Learning the basics of user testing is easy: I have a three-day "learning-by-doing" workshop that teaches user testing by taking a team through a complete test of their design in that three-day period. Going from the basics to knowing everything about user testing is considerably harder, but luckily the methodology is so robust that you can get good results from even a very simple test.

The goal of this report is not to teach the basics of user testing; rather the report assumes that the reader is already familiar with the basics. The goal of the report is to increase the effectiveness of experienced usability professionals.

You may know several of the tips in this report, but you probably don't know all of them. Nobody is perfect, but we can all improve. That's the basic philosophy that made me decide to publish this report more widely than its original status as a handout for the tutorial on "Advanced Usability Testing Methodology" at Nielsen Norman Group's User Experience World Tour.
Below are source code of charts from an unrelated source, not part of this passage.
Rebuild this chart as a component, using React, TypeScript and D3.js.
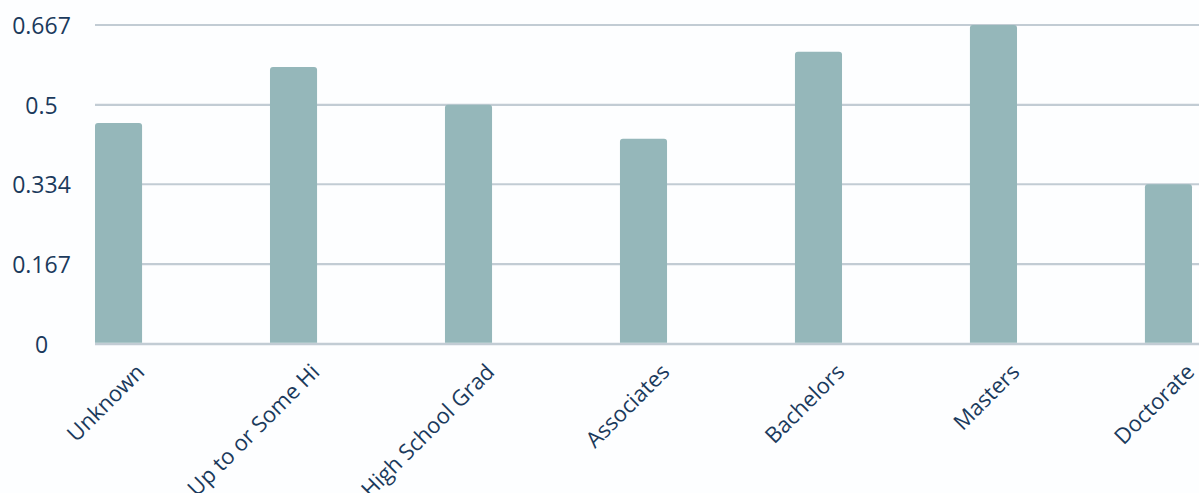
import React from "react";
import * as d3 from "d3";

const categories = ["Unknown", "Up to or Some Hi", "High School Grad", "Associates", "Bachelors", "Masters", "Doctorate"];
const values = [0.462, 0.579, 0.5, 0.429, 0.611, 0.667, 0.334];
const tickValues = [0, 0.167, 0.334, 0.5, 0.667];
const tickLabels = ["0", "0.167", "0.334", "0.5", "0.667"];

const W = 1199, H = 493;
const left = 95, right = 1192, top = 25, bottom = 344;

function roundTopRect(x: number, y: number, w: number, h: number, r: number) {
  const rr = Math.min(r, h, w / 2);
  return `M${x},${y + h}V${y + rr}Q${x},${y} ${x + rr},${y}H${x + w - rr}Q${x + w},${y} ${x + w},${y + rr}V${y + h}Z`;
}

export default function App() {
  const x = d3.scaleBand<string>().domain(categories).range([left, right]).paddingInner(0.731).paddingOuter(0);
  const y = d3.scaleLinear().domain([0, 0.667]).range([bottom, top]);
  const textColor = "#1b3a5c";
  const font = "'Open Sans', sans-serif";
  return (
    <svg width={W} height={H} style={{ position: "absolute", left: 0, top: 0, background: "#fdfeff" }}>
      {tickValues.map((t, i) => (
        <g key={i}>
          <line x1={left} x2={W} y1={y(t)} y2={y(t)} stroke="#c2ccd4" strokeWidth={i === 0 ? 2.6 : 2.2} />
          <text x={41.5} y={y(t)} textAnchor="middle" dominantBaseline="central" fill={textColor} fontFamily={font} fontSize={23}>{tickLabels[i]}</text>
        </g>
      ))}
      {categories.map((c, i) => {
        const bx = x(c)!;
        const by = y(values[i]);
        return <path key={c} d={roundTopRect(bx, by, x.bandwidth(), bottom - 1.3 - by, 3)} fill="#95b7ba" />;
      })}
      {categories.map((c) => {
        const cx = x(c)! + x.bandwidth() / 2 + 21;
        return (
          <text key={c} transform={`translate(${cx},${367}) rotate(-45)`} textAnchor="end" dominantBaseline="central" fill={textColor} fontFamily={font} fontSize={22}>{c}</text>
        );
      })}
    </svg>
  );
}
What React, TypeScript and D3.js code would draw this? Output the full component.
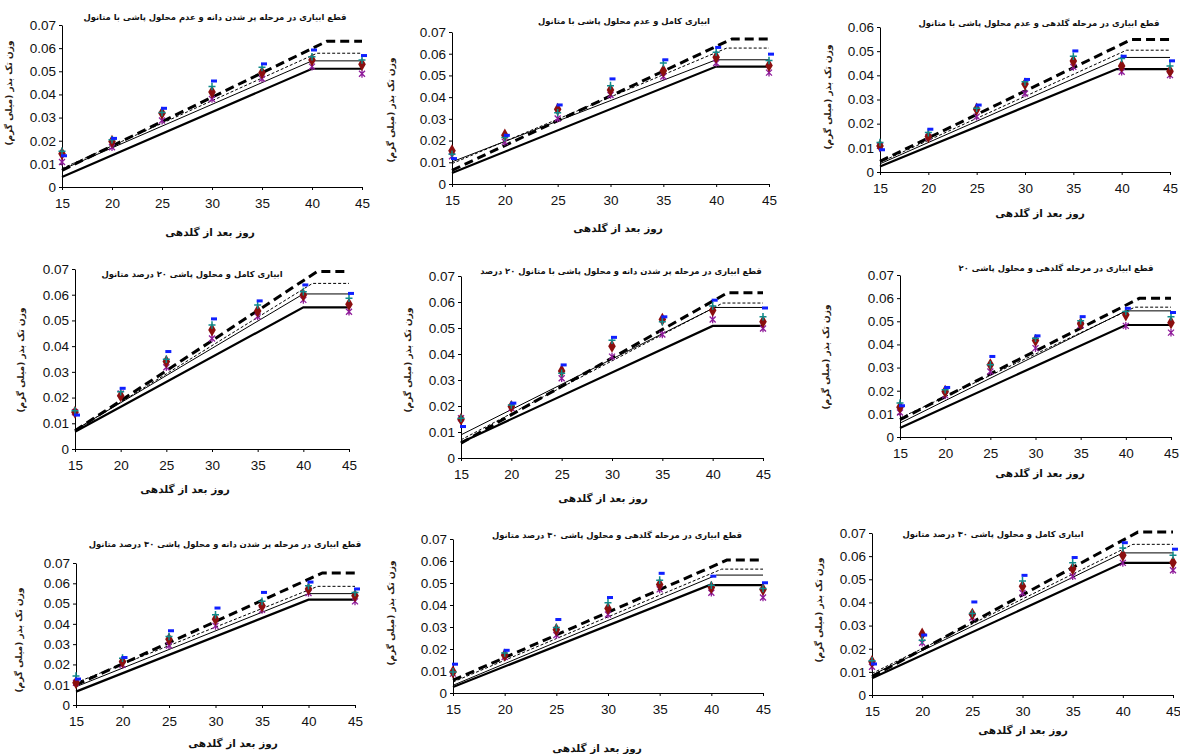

It was clear from the User Experience World Tour that there is a great interest all over the world in finding ways of improving the outcome of user testing. We visited New York, Chicago, Austin, San Francisco, Seattle, London, Munich, Stockholm, Tokyo, Hong Kong, and Sydney. The tutorial on Advanced Usability Testing Methodology was one of the best-attended events of the conference. It was gratifying to experience the uptake of usability methodology around the world and to see that there now are enough experienced usability professionals to allow us to think about how to make usability more effective.

For the last twenty years, we have had to spend an inordinate amount of time on the very first step of getting companies to include any usability activities in their development process. We still need to evangelize this basic concept because most companies are ignorant of usability and design based on the phase of the moon (or the designers' first intuition about what users might need). Better companies have progressed up the usability maturity curve, however, and are now at the stage where they need to reflect on their own methodology and find ways of improving it.

I recommend allocating a few percent of a company's usability resources to activities that do not do anything directly for the bottom line but simply improve the effectiveness of the work you perform the rest of the time. Reading this report is an example of an activity that will help increase the return on investment of all the tests you conduct. Methodology improvements can bring huge gains for a relatively small effort. Let's say that one of the tips results in making your user tests 1% more effective. In an organization with ten usability professionals, a 1% improvement corresponds to more than twenty person-days per year - the same as hiring an external contractor for a month.

This report contains 230 tips. Not all of them will apply to all organizations. Find the ones that work for you, and I would not be surprised if you end up improving the effectiveness of your usability group by a good deal more than 1%.